Recruited individuals could then be incited to carry out hateful and terrorist activities, he said.

Geddes praised the report for navigating the ambiguities of defining what is a direct incitement to terrorist acts and what falls within the sphere of radicalization.

“Where this report has worked quite efficiently is in determining that certain materials, even if they are not inciting directly terrorist or hateful action, if they are congregated by a particular group that is deemed to have only one agenda, and that agenda is hateful, or terrorist-related, that those materials would be deemed as the tools and the ammunition … to promote their ideals,” he said.

“If you have an individual that is collating and gathering and distributing materials that are very exclusive, rather than inclusive, those could be prismed as a particular philosophy, approach, and agenda,” he added.

‘Terrorist Propaganda’

Mathew Dryden, a research fellow in the Radicalisation and Terrorism Centre at the Henry Jackson Society think tank, meanwhile welcomed the review’s attempt to tackle gaps in the current law.
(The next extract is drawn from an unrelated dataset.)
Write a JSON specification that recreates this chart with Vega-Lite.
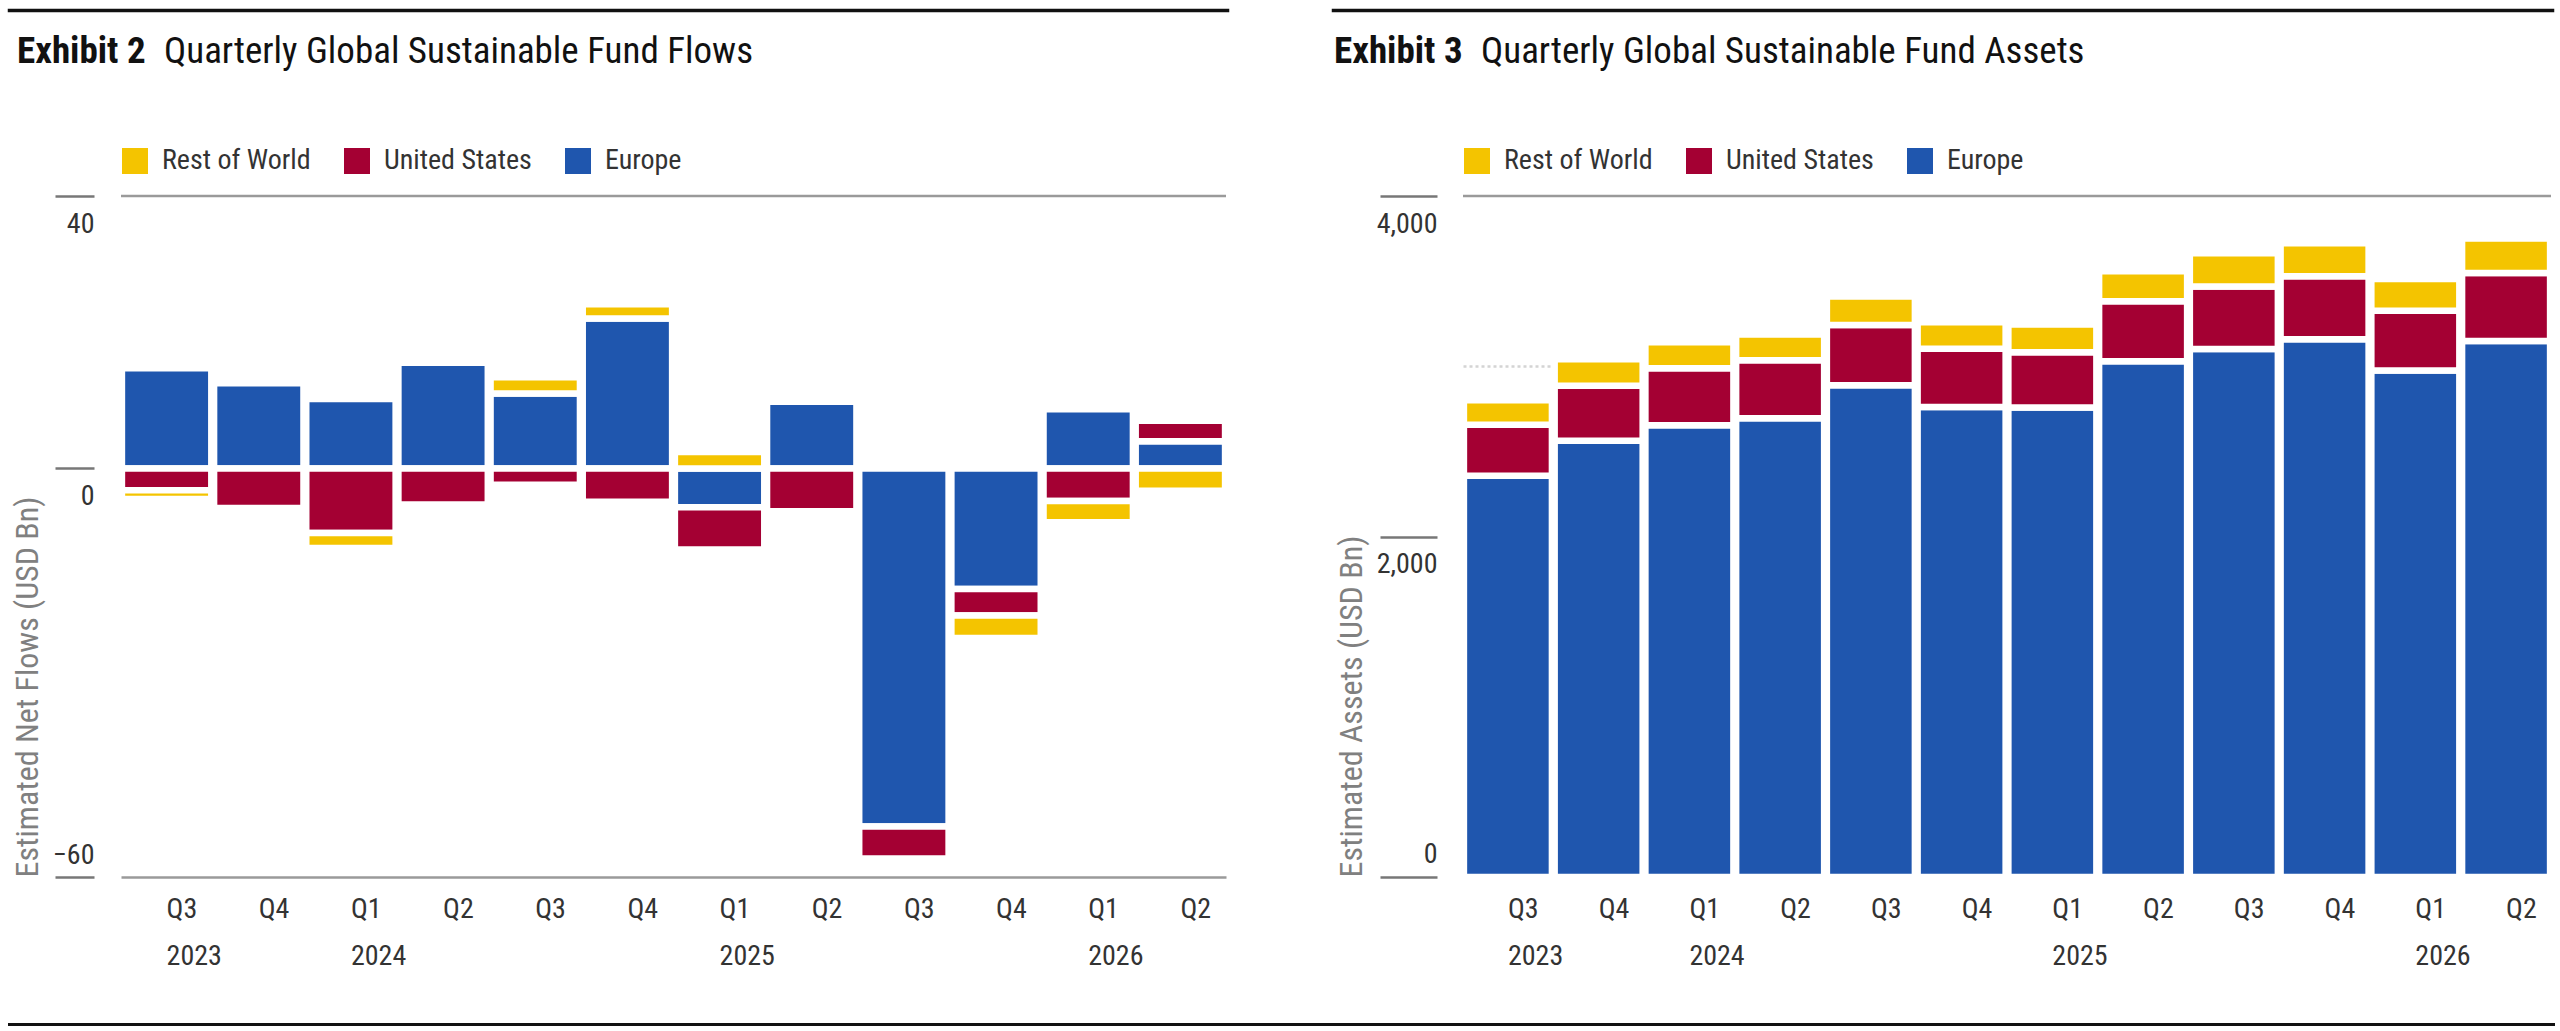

“The report is looking at ways to close some of those loopholes that currently exist that allow the preaching, for example, or the spreading of extremist or terrorist propaganda, without legal ramifications,” he told The Epoch Times.

Both Geddes and Dryden identified a need for social media to be on board in the fight against extremism online.

Geddes said that while many social media platforms will take a very draconian approach to, for example, the circulation of pedophile material, terrorist material can have “moral ambiguities depending on the audience that is reading it.”

It’s therefore important, he said, to ensure that those extremists sending clear messaging in praise of terrorism be categorized as harshly as those promulgating pedophile materials and be decisively shut down by online platforms.

Dryden meanwhile said that some of the bigger tech platforms had done “great work in taking some quite extraordinary steps to protect people from accessing harmful material online.”

However, some of the smaller “alt-tech” platforms had failed to sanction even “particularly vicious and hateful content,” he said.

“It will be interesting to see how, if at all, those types of platforms choose to or are mandated to assist with that material,” he said.

The review titled “Operating with Impunity-Hateful Extremism: The Need for a Legal Framework” suggests the government’s nascent Online Harms Bill be revised to include a robust legal framework for dealing with hateful extremism and to provide “clarity for both social media companies and the future regulator, Ofcom.”

“We believe praising and glorifying terrorists and their murderous actions help create a climate that is conducive to terrorism and such extremist activity should be outlawed as part of a new legal hateful extremism framework,” it said.